[GOAL]: Everything in the listing except the pictures should be written out exactly.

-------- DATASET EXCERPT --------

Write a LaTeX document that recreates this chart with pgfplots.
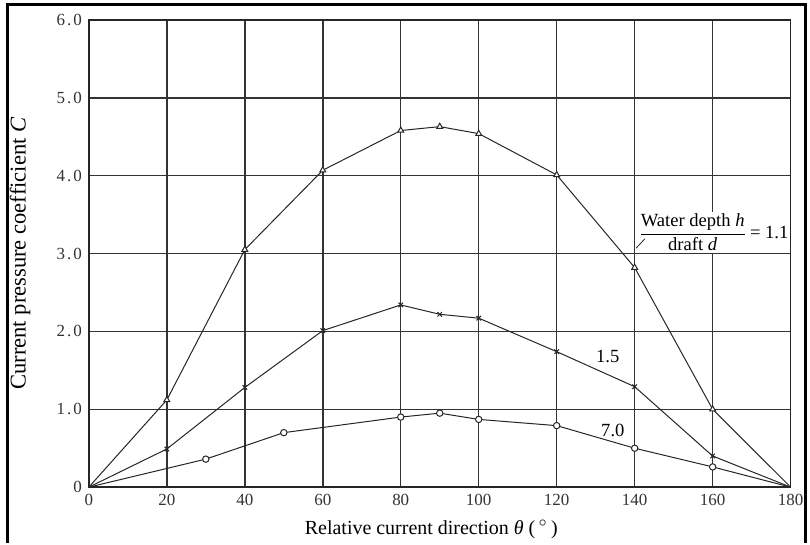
\documentclass[border=0pt]{standalone}
\usepackage{amsmath}
\usepackage{fontspec}
\setmainfont{Liberation Serif}
\usepackage{pgfplots}
\pgfplotsset{compat=1.18}

\begin{document}
\begin{tikzpicture}
\begin{axis}[
  name=ax, at={(0,0)}, anchor=south west,
  scale only axis, width=351.5pt, height=234pt,
  xmin=0, xmax=180, ymin=0, ymax=6,
  xtick={0,20,...,180},
  ytick={0,1,2,3,4,5,6},
  yticklabels={0,1\kern1pt.\kern1pt0,2\kern1pt.\kern1pt0,3\kern1pt.\kern1pt0,4\kern1pt.\kern1pt0,5\kern1pt.\kern1pt0,6\kern1pt.\kern1pt0},
  grid=major,
  grid style={black!80, line width=0.75pt},
  axis line style={black!85, line width=0.75pt},
  major tick length=0pt,
  tick label style={font=\fontsize{8.5}{10}\selectfont, text=black!80},
  /pgf/number format/assume math mode=true,
  xlabel={Relative current direction \textit{θ} (\,$^\circ$\,)},
  ylabel={Current pressure coefficient \textit{C}},
  xlabel style={font=\fontsize{10}{12}\selectfont, at={(rel axis cs:0.488,-0.09)}, anchor=center},
  ylabel style={font=\fontsize{11.3}{13}\selectfont, at={(rel axis cs:-0.098,0.5)}, anchor=center},
  clip=false,
]
% h/d = 1.1
\addplot[black!85, line width=0.5pt, mark=triangle*, mark size=1.7pt,
  mark options={fill=white, solid}, mark indices={2,3,4,5,6,7,8,9,10}]
  coordinates {(0,0) (20,1.12) (40,3.05) (60,4.07) (80,4.58) (90,4.63)
               (100,4.54) (120,4.01) (140,2.82) (160,1.0) (180,0)};
% h/d = 1.5
\addplot[black!85, line width=0.5pt, mark=x, mark size=1.6pt,
  mark options={solid}, mark indices={2,3,4,5,6,7,8,9,10}]
  coordinates {(0,0) (20,0.49) (40,1.28) (60,2.01) (80,2.34) (90,2.22)
               (100,2.17) (120,1.74) (140,1.29) (160,0.40) (180,0)};
% h/d = 7.0
\addplot[black!85, line width=0.5pt, mark=*, mark size=1.6pt,
  mark options={fill=white, solid}, mark indices={2,3,4,5,6,7,8,9}]
  coordinates {(0,0) (30,0.36) (50,0.70) (80,0.90) (90,0.95)
               (100,0.87) (120,0.79) (140,0.50) (160,0.26) (180,0)};

\node[font=\fontsize{9.3}{10}\selectfont] at (axis cs:133.1,1.68) {1.5};
\node[font=\fontsize{9.3}{10}\selectfont] at (axis cs:134.4,0.73) {7.0};
\node[font=\fontsize{9.3}{10}\selectfont, fill=white, inner sep=1pt]
  at (axis cs:160.2,3.27)
  {$\displaystyle\frac{\text{Water depth \textit{h}}}{\text{draft \textit{d}}}$\,= 1.1};
\draw[black!85, line width=0.4pt] (axis cs:142.6,3.19) -- (axis cs:140.4,3.07);
\end{axis}
% outer frame (open at the bottom, as in the scan)
\draw[line width=1.5pt]
  ([shift={(-40.5pt,-28pt)}]ax.south west) -- ([shift={(-40.5pt,241.5pt)}]ax.south west)
  -- ([shift={(359pt,241.5pt)}]ax.south west) -- ([shift={(359pt,-28pt)}]ax.south west);
\path ([shift={(-44.5pt,-28pt)}]ax.south west) rectangle ([shift={(360.5pt,244pt)}]ax.south west);
\end{tikzpicture}
\end{document}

--------

[SOLUTION]:
Write a LaTeX document that recreates this chart with pgfplots.
\documentclass[border=0pt]{standalone}
\usepackage{amsmath}
\usepackage{fontspec}
\setmainfont{Liberation Serif}
\usepackage{pgfplots}
\pgfplotsset{compat=1.18}

\begin{document}
\begin{tikzpicture}
\begin{axis}[
  name=ax, at={(0,0)}, anchor=south west,
  scale only axis, width=351.5pt, height=234pt,
  xmin=0, xmax=180, ymin=0, ymax=6,
  xtick={0,20,...,180},
  ytick={0,1,2,3,4,5,6},
  yticklabels={0,1\kern1pt.\kern1pt0,2\kern1pt.\kern1pt0,3\kern1pt.\kern1pt0,4\kern1pt.\kern1pt0,5\kern1pt.\kern1pt0,6\kern1pt.\kern1pt0},
  grid=major,
  grid style={black!80, line width=0.75pt},
  axis line style={black!85, line width=0.75pt},
  major tick length=0pt,
  tick label style={font=\fontsize{8.5}{10}\selectfont, text=black!80},
  /pgf/number format/assume math mode=true,
  xlabel={Relative current direction \textit{θ} (\,$^\circ$\,)},
  ylabel={Current pressure coefficient \textit{C}},
  xlabel style={font=\fontsize{10}{12}\selectfont, at={(rel axis cs:0.488,-0.09)}, anchor=center},
  ylabel style={font=\fontsize{11.3}{13}\selectfont, at={(rel axis cs:-0.098,0.5)}, anchor=center},
  clip=false,
]
% h/d = 1.1
\addplot[black!85, line width=0.5pt, mark=triangle*, mark size=1.7pt,
  mark options={fill=white, solid}, mark indices={2,3,4,5,6,7,8,9,10}]
  coordinates {(0,0) (20,1.12) (40,3.05) (60,4.07) (80,4.58) (90,4.63)
               (100,4.54) (120,4.01) (140,2.82) (160,1.0) (180,0)};
% h/d = 1.5
\addplot[black!85, line width=0.5pt, mark=x, mark size=1.6pt,
  mark options={solid}, mark indices={2,3,4,5,6,7,8,9,10}]
  coordinates {(0,0) (20,0.49) (40,1.28) (60,2.01) (80,2.34) (90,2.22)
               (100,2.17) (120,1.74) (140,1.29) (160,0.40) (180,0)};
% h/d = 7.0
\addplot[black!85, line width=0.5pt, mark=*, mark size=1.6pt,
  mark options={fill=white, solid}, mark indices={2,3,4,5,6,7,8,9}]
  coordinates {(0,0) (30,0.36) (50,0.70) (80,0.90) (90,0.95)
               (100,0.87) (120,0.79) (140,0.50) (160,0.26) (180,0)};

\node[font=\fontsize{9.3}{10}\selectfont] at (axis cs:133.1,1.68) {1.5};
\node[font=\fontsize{9.3}{10}\selectfont] at (axis cs:134.4,0.73) {7.0};
\node[font=\fontsize{9.3}{10}\selectfont, fill=white, inner sep=1pt]
  at (axis cs:160.2,3.27)
  {$\displaystyle\frac{\text{Water depth \textit{h}}}{\text{draft \textit{d}}}$\,= 1.1};
\draw[black!85, line width=0.4pt] (axis cs:142.6,3.19) -- (axis cs:140.4,3.07);
\end{axis}
% outer frame (open at the bottom, as in the scan)
\draw[line width=1.5pt]
  ([shift={(-40.5pt,-28pt)}]ax.south west) -- ([shift={(-40.5pt,241.5pt)}]ax.south west)
  -- ([shift={(359pt,241.5pt)}]ax.south west) -- ([shift={(359pt,-28pt)}]ax.south west);
\path ([shift={(-44.5pt,-28pt)}]ax.south west) rectangle ([shift={(360.5pt,244pt)}]ax.south west);
\end{tikzpicture}
\end{document}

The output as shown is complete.